Before 1587 Sinhala monarchs ruled Galle. Known by the name of Point De Galle, this Southwestern Sri Lankan city was dominated by the Portuguese and the Dutch for a long time. The Galle Fort was erected at the time of the Portuguese for the primary purpose of protecting the city from invading Tamils. In 1640, the Dutch succeeded in wresting Galle and the rest of Sri Lanka away from Portuguese hold to establish a colonial rule that lasted for almost 150 years. During the Dutch colonial period Galle reached the height of its development and became the country’s main port and the center of trade and commerce among Persians, Arabians, Greeks, Romans, Malays and Indians. In 1796, when the British took over Galle from the Dutch, they did very little to alter or renovate any of the Dutch structures. British rule lasted until 1947 when Sri Lanka declared its independence from Britain.


Dutch Fort: Built in 1663, the fort still retains the atmosphere and charm of Dutch days. Many old Dutch buildings are still intact inside the fort. The best way to see the fort is by walking around at the time of sunset.

Dutch Museum: The Dutch Museum which is housed in a restored Dutch mansion of the time, contains paintings, prints, documents, furniture and ceramics from the Dutch colonial era.

Koggala: Koggala, near Galle is the hometown of a famous local writer Martin Wickramasinghe. The museum of Folk, Art & Culture built in his honour at his old residence has an excellent display of local folk items. They include the costumes of folk dancers, sports items, household items and furniture and vast arena of the folk life of the early 20th century. Take a boat trip in the lagoon and Kogggala Lake to see many of its small islands, which is a popular destination for bird watching.

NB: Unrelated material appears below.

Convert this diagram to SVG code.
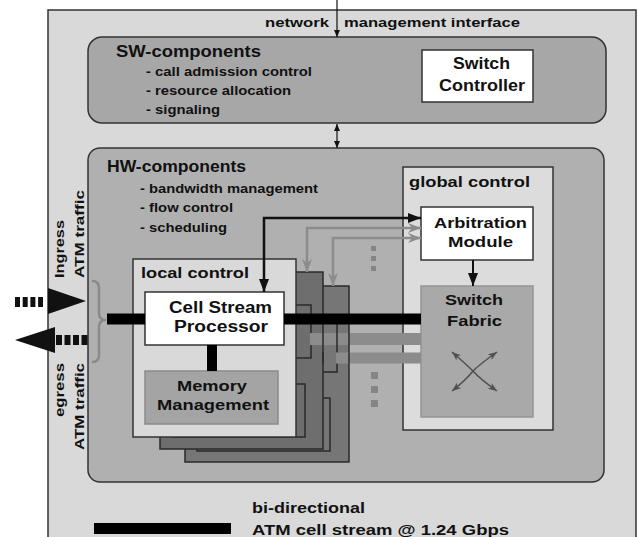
<svg xmlns="http://www.w3.org/2000/svg" width="639" height="537" viewBox="0 0 639 537">
<style>
text{font-family:"Liberation Sans",Arial,sans-serif;font-weight:bold;fill:#111}
.t12{font-size:12px}.t14{font-size:14px}.t15{font-size:15px}.t16{font-size:16px}.t17{font-size:17px}
.box{stroke:#333;stroke-width:1.5}
.card{fill:#6e6e6e;stroke:#2a2a2a;stroke-width:1.5}
.inner{fill:none;stroke:#2a2a2a;stroke-width:1.5}
.dot{fill:#858585}
.edge{stroke:#2a2a2a;stroke-width:1.5;fill:none}
</style>
<defs>
<marker id="ab" markerUnits="userSpaceOnUse" markerWidth="13" markerHeight="10" refX="13" refY="5" orient="auto-start-reverse"><path d="M0,0 L13,5 L0,10 z" fill="#111"/></marker>
<marker id="ag" markerUnits="userSpaceOnUse" markerWidth="13" markerHeight="10" refX="13" refY="5" orient="auto-start-reverse"><path d="M0,0 L13,5 L0,10 L4,5 z" fill="#8c8c8c"/></marker>
<marker id="as" markerUnits="userSpaceOnUse" markerWidth="7" markerHeight="6" refX="7" refY="3" orient="auto-start-reverse"><path d="M0,0 L7,3 L0,6 z" fill="#111"/></marker>
<marker id="ax" markerUnits="userSpaceOnUse" markerWidth="9" markerHeight="7" refX="9" refY="3.5" orient="auto-start-reverse"><path d="M0,0 L9,3.5 L0,7 L2.5,3.5 z" fill="#505050"/></marker>
</defs>
<rect width="639" height="537" fill="#fff"/>
<g id="outer"><rect x="48" y="10" width="588" height="540" fill="#d9d9d9" class="box"/></g>
<g id="sw">
<rect x="88" y="37" width="518" height="86" rx="14" fill="#a7a7a7" class="box"/>
<text class="t16" x="116" y="57" textLength="145" lengthAdjust="spacingAndGlyphs">SW-components</text>
<text class="t12" x="146" y="76" textLength="166" lengthAdjust="spacingAndGlyphs">- call admission control</text>
<text class="t12" x="146" y="95" textLength="145" lengthAdjust="spacingAndGlyphs">- resource allocation</text>
<text class="t12" x="146" y="114" textLength="74" lengthAdjust="spacingAndGlyphs">- signaling</text>
</g>
<g id="switch-controller">
<rect x="422" y="50" width="111" height="52" fill="#fff" class="box"/>
<text class="t17" x="453" y="69" textLength="57" lengthAdjust="spacingAndGlyphs">Switch</text>
<text class="t17" x="439" y="91" textLength="86" lengthAdjust="spacingAndGlyphs">Controller</text>
</g>
<g id="hw">
<rect x="88" y="148" width="516" height="334" rx="12" fill="#b0b0b0" class="box"/>
<text class="t16" x="107" y="172" textLength="139" lengthAdjust="spacingAndGlyphs">HW-components</text>
<text class="t12" x="140" y="193" textLength="178" lengthAdjust="spacingAndGlyphs">- bandwidth management</text>
<text class="t12" x="140" y="212" textLength="93" lengthAdjust="spacingAndGlyphs">- flow control</text>
<text class="t12" x="140" y="232" textLength="87" lengthAdjust="spacingAndGlyphs">- scheduling</text>
</g>
<g id="global-control">
<rect x="403" y="167" width="150" height="263" fill="#dcdcdc" class="box"/>
<text class="t15" x="409" y="187" textLength="121" lengthAdjust="spacingAndGlyphs">global control</text>
</g>
<g id="arbitration-module">
<rect x="421" y="207" width="112" height="53" fill="#fff" class="box"/>
<text class="t15" x="434" y="228" textLength="93" lengthAdjust="spacingAndGlyphs">Arbitration</text>
<text class="t15" x="448" y="247" textLength="65" lengthAdjust="spacingAndGlyphs">Module</text>
</g>
<g id="switch-fabric">
<rect x="421" y="286" width="112" height="131" fill="#a9a9a9" stroke="#959595" stroke-width="1.5"/>
<text class="t15" x="445" y="305" textLength="58" lengthAdjust="spacingAndGlyphs">Switch</text>
<text class="t15" x="447" y="326" textLength="55" lengthAdjust="spacingAndGlyphs">Fabric</text>
<path d="M452,352 Q468,366 473,371 Q480,379 497,391" fill="none" stroke="#505050" stroke-width="1.5" marker-start="url(#ax)" marker-end="url(#ax)"/>
<path d="M497,352 Q480,364 473,371 Q466,380 452,391" fill="none" stroke="#505050" stroke-width="1.5" marker-start="url(#ax)" marker-end="url(#ax)"/>
</g>
<g id="card-b">
<rect x="185" y="286" width="164" height="176" class="card" style="fill:#767676"/>
<rect x="197" y="319" width="140" height="53" class="inner"/>
<rect x="197" y="398" width="133" height="53" class="inner"/>
</g>
<g id="card-a">
<rect x="160" y="272" width="163" height="177" class="card"/>
<rect x="172" y="305" width="139" height="53" class="inner"/>
<rect x="172" y="384" width="133" height="53" class="inner"/>
</g>
<g id="local-control">
<rect x="133" y="259" width="163" height="178" fill="#d9d9d9" class="box"/>
<text class="t15" x="141" y="278" textLength="108" lengthAdjust="spacingAndGlyphs">local control</text>
</g>
<g id="cell-stream-processor">
<rect x="145" y="292" width="139" height="53" fill="#fff" class="box"/>
<text class="t16" x="169" y="313" textLength="103" lengthAdjust="spacingAndGlyphs">Cell Stream</text>
<text class="t16" x="174" y="332" textLength="94" lengthAdjust="spacingAndGlyphs">Processor</text>
</g>
<g id="memory-management">
<rect x="145" y="371" width="133" height="53" fill="#a4a4a4" stroke="#8a8a8a" stroke-width="1.5"/>
<text class="t15" x="177" y="391" textLength="70" lengthAdjust="spacingAndGlyphs">Memory</text>
<text class="t15" x="157" y="410" textLength="112" lengthAdjust="spacingAndGlyphs">Management</text>
</g>
<g id="traffic">
<path d="M15,302 H43" stroke="#111" stroke-width="10" stroke-dasharray="5 2.7"/>
<path d="M48,288 L86,301 L48,314 z" fill="#111"/>
<path d="M15,340 L55,327 L55,353 z" fill="#111"/>
<path d="M56,340 H88" stroke="#111" stroke-width="10" stroke-dasharray="6 2.5"/>
<path d="M92,281 Q99,281 99,288 L99,313 Q99,320 106,320 Q99,320 99,327 L99,355 Q99,362 92,362" fill="none" stroke="#8a8a8a" stroke-width="2.5"/>
<text class="t12" transform="translate(64,278) rotate(-90)" textLength="58" lengthAdjust="spacingAndGlyphs">Ingress</text>
<text class="t12" transform="translate(84,278) rotate(-90)" textLength="88" lengthAdjust="spacingAndGlyphs">ATM traffic</text>
<text class="t12" transform="translate(64,363) rotate(-90)" text-anchor="end" textLength="54" lengthAdjust="spacingAndGlyphs">egress</text>
<text class="t12" transform="translate(84,363) rotate(-90)" text-anchor="end" textLength="87" lengthAdjust="spacingAndGlyphs">ATM traffic</text>
</g>
<g id="connectors">
<path d="M337,0 V37" stroke="#111" stroke-width="1.2" fill="none" marker-end="url(#as)"/>
<path d="M337,124 V148" stroke="#111" stroke-width="1.2" fill="none" marker-start="url(#as)" marker-end="url(#as)"/>
<path d="M107,319 H145" stroke="#000" stroke-width="11"/>
<path d="M284,319 H421" stroke="#000" stroke-width="11"/>
<path d="M310,339 H421" stroke="#8c8c8c" stroke-width="12"/>
<path d="M336,358 H421" stroke="#8c8c8c" stroke-width="11"/>
<path class="edge" d="M323,333 V345 M337,333 V345 M349,333 V345 M323,352.5 V363.5 M349,352.5 V363.5"/>
<path d="M212,345 V371" stroke="#000" stroke-width="10"/>
<path d="M421,218 H264 V292" fill="none" stroke="#111" stroke-width="2.5" marker-start="url(#ab)" marker-end="url(#ab)"/>
<path d="M421,228 H307 V272" fill="none" stroke="#8c8c8c" stroke-width="2.5" marker-start="url(#ag)" marker-end="url(#ag)"/>
<path d="M421,238 H333 V286" fill="none" stroke="#8c8c8c" stroke-width="2.5" marker-start="url(#ag)" marker-end="url(#ag)"/>
<path d="M473,260 V286" fill="none" stroke="#111" stroke-width="2" marker-end="url(#ab)"/>
<rect class="dot" x="371" y="246" width="5" height="5"/>
<rect class="dot" x="371" y="256" width="5" height="5"/>
<rect class="dot" x="371" y="266" width="5" height="5"/>
<rect class="dot" x="371" y="372" width="7" height="7"/>
<rect class="dot" x="371" y="386" width="7" height="7"/>
<rect class="dot" x="371" y="400" width="7" height="7"/>
</g>
<g id="labels">
<text class="t12" x="265" y="27" textLength="64" lengthAdjust="spacingAndGlyphs">network</text>
<text class="t12" x="344" y="27" textLength="176" lengthAdjust="spacingAndGlyphs">management interface</text>
</g>
<g id="legend">
<rect x="94" y="523" width="137" height="11" fill="#000"/>
<text class="t14" x="252" y="513" textLength="113" lengthAdjust="spacingAndGlyphs">bi-directional</text>
<text class="t14" x="252" y="535" textLength="257" lengthAdjust="spacingAndGlyphs">ATM cell stream @ 1.24 Gbps</text>
</g>
</svg>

Dutch Reformed Church: Built by a Dutch Army officer at the site of a previous Portuguese church and completed in 1754 the church is situated close to the new entrance to the fort. The church contains record of marriages since 1748 and baptism from 1678. The major highlight of the building is there are no pillars inside the building and the weight of the roof is supported by the walls.

Ahangama / Midigama: Home to a unique type of fishing technique. Silt fishing is a popular fishing method in the area and a very beautiful scenery to watch especially during sunset. Ahangama is also a popular surfing location.